Start of Entries provided
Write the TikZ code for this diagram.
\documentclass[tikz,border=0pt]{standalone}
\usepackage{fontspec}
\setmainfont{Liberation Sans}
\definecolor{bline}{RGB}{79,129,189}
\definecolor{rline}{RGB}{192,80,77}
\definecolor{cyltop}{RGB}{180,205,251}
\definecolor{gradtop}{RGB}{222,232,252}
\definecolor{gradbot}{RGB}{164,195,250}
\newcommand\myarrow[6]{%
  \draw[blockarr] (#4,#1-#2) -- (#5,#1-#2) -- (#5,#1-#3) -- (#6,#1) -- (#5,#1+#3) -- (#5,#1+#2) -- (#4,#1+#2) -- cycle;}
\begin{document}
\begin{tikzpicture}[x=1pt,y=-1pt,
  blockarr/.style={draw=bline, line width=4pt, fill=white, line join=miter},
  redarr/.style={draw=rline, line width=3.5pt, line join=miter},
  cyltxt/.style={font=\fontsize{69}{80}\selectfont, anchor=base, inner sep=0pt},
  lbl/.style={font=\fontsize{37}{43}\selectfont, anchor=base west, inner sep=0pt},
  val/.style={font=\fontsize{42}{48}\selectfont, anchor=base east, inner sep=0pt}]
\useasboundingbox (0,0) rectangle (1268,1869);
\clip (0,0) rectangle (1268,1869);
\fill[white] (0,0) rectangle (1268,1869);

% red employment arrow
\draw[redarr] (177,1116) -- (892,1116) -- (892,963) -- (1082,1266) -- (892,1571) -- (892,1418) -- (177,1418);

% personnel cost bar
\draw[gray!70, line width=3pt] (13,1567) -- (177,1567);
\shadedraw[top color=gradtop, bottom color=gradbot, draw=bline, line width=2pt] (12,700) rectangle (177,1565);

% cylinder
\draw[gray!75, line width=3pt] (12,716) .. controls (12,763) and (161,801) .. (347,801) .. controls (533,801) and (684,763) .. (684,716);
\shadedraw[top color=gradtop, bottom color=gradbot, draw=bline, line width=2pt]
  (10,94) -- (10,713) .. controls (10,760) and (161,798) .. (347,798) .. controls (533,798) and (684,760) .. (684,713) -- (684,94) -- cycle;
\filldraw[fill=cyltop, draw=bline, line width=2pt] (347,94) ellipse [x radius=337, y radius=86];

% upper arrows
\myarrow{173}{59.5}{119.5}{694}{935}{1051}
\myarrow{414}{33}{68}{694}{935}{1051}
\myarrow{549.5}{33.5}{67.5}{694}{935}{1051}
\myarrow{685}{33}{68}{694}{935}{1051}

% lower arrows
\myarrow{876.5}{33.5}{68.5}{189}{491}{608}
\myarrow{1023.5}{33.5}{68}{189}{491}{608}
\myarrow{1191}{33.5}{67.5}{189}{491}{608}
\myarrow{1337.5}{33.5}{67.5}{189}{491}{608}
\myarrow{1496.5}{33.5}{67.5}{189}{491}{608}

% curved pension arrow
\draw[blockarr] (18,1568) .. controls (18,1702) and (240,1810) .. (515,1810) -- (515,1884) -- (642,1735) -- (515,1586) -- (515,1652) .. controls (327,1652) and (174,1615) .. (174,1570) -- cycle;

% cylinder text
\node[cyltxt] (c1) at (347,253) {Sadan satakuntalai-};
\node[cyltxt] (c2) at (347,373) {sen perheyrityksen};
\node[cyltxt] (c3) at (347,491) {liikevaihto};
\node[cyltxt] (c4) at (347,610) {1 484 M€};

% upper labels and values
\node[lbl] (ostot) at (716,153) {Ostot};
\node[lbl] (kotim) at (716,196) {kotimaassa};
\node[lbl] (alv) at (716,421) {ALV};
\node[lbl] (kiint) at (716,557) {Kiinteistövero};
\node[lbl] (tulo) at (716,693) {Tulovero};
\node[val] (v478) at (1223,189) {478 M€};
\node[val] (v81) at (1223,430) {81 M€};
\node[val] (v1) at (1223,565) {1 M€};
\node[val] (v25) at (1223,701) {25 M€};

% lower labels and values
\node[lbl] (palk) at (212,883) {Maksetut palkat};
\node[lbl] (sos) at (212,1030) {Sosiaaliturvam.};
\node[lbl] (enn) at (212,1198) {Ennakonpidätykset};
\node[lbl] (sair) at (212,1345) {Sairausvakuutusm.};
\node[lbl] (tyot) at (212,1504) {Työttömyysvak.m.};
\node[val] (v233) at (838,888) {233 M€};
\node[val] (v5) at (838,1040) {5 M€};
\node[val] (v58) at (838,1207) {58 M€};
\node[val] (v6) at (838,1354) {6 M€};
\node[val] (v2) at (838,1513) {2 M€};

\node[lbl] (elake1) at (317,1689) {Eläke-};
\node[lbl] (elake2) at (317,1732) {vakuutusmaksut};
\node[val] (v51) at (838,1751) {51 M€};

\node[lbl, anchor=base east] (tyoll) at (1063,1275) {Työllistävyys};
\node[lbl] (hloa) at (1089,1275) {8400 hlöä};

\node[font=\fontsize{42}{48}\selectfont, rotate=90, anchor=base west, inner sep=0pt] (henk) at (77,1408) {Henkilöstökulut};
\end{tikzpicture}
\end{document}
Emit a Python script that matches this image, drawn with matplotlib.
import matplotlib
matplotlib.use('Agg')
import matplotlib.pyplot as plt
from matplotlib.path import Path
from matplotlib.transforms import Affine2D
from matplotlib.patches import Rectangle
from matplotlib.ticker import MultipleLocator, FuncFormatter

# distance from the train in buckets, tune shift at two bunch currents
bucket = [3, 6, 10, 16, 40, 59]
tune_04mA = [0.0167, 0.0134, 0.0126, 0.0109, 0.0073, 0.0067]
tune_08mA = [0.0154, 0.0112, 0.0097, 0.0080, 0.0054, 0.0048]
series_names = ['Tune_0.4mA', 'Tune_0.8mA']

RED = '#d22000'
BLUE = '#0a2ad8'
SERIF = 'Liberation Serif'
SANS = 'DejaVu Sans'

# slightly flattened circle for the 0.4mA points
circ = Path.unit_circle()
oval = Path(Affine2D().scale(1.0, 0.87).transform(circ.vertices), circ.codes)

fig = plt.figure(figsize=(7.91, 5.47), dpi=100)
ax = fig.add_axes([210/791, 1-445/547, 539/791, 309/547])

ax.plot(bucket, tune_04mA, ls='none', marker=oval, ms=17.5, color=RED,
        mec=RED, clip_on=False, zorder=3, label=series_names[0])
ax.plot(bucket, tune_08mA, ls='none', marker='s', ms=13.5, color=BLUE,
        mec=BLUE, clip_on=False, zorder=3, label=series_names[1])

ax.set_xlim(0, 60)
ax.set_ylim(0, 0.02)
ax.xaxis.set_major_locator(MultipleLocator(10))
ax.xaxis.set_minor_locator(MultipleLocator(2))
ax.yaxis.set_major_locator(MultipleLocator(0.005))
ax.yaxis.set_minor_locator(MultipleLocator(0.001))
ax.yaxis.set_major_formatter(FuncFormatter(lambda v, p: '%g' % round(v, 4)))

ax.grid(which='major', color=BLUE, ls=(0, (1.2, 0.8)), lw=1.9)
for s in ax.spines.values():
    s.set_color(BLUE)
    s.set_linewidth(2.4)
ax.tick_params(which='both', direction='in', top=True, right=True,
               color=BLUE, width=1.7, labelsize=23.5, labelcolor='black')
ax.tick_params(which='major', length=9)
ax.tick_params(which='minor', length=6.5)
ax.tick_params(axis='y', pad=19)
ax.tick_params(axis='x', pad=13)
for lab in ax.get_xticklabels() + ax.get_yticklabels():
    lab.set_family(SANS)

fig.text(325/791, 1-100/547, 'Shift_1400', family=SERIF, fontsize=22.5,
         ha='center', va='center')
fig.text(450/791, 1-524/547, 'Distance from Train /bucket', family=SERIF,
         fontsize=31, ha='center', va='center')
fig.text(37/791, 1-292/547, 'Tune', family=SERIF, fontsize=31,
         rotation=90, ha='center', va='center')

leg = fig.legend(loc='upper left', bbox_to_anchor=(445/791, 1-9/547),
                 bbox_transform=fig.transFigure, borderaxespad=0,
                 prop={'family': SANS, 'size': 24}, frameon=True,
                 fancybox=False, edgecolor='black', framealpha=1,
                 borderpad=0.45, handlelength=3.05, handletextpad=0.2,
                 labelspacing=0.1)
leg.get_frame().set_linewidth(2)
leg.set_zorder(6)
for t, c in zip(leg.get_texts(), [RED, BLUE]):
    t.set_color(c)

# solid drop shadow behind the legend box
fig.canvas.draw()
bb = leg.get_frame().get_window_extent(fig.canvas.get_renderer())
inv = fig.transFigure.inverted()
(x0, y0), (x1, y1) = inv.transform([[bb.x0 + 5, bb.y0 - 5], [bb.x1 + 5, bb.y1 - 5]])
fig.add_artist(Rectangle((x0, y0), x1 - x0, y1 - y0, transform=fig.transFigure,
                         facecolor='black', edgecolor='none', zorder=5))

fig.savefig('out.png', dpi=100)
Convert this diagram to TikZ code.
End of Entries provided
[Required work] What are the exact lines from the beginning of the material through the line containing "(892,1418) -- (177,1418);"? Write out those lines alone.

[Solution]
Write the TikZ code for this diagram.
\documentclass[tikz,border=0pt]{standalone}
\usepackage{fontspec}
\setmainfont{Liberation Sans}
\definecolor{bline}{RGB}{79,129,189}
\definecolor{rline}{RGB}{192,80,77}
\definecolor{cyltop}{RGB}{180,205,251}
\definecolor{gradtop}{RGB}{222,232,252}
\definecolor{gradbot}{RGB}{164,195,250}
\newcommand\myarrow[6]{%
  \draw[blockarr] (#4,#1-#2) -- (#5,#1-#2) -- (#5,#1-#3) -- (#6,#1) -- (#5,#1+#3) -- (#5,#1+#2) -- (#4,#1+#2) -- cycle;}
\begin{document}
\begin{tikzpicture}[x=1pt,y=-1pt,
  blockarr/.style={draw=bline, line width=4pt, fill=white, line join=miter},
  redarr/.style={draw=rline, line width=3.5pt, line join=miter},
  cyltxt/.style={font=\fontsize{69}{80}\selectfont, anchor=base, inner sep=0pt},
  lbl/.style={font=\fontsize{37}{43}\selectfont, anchor=base west, inner sep=0pt},
  val/.style={font=\fontsize{42}{48}\selectfont, anchor=base east, inner sep=0pt}]
\useasboundingbox (0,0) rectangle (1268,1869);
\clip (0,0) rectangle (1268,1869);
\fill[white] (0,0) rectangle (1268,1869);

% red employment arrow
\draw[redarr] (177,1116) -- (892,1116) -- (892,963) -- (1082,1266) -- (892,1571) -- (892,1418) -- (177,1418);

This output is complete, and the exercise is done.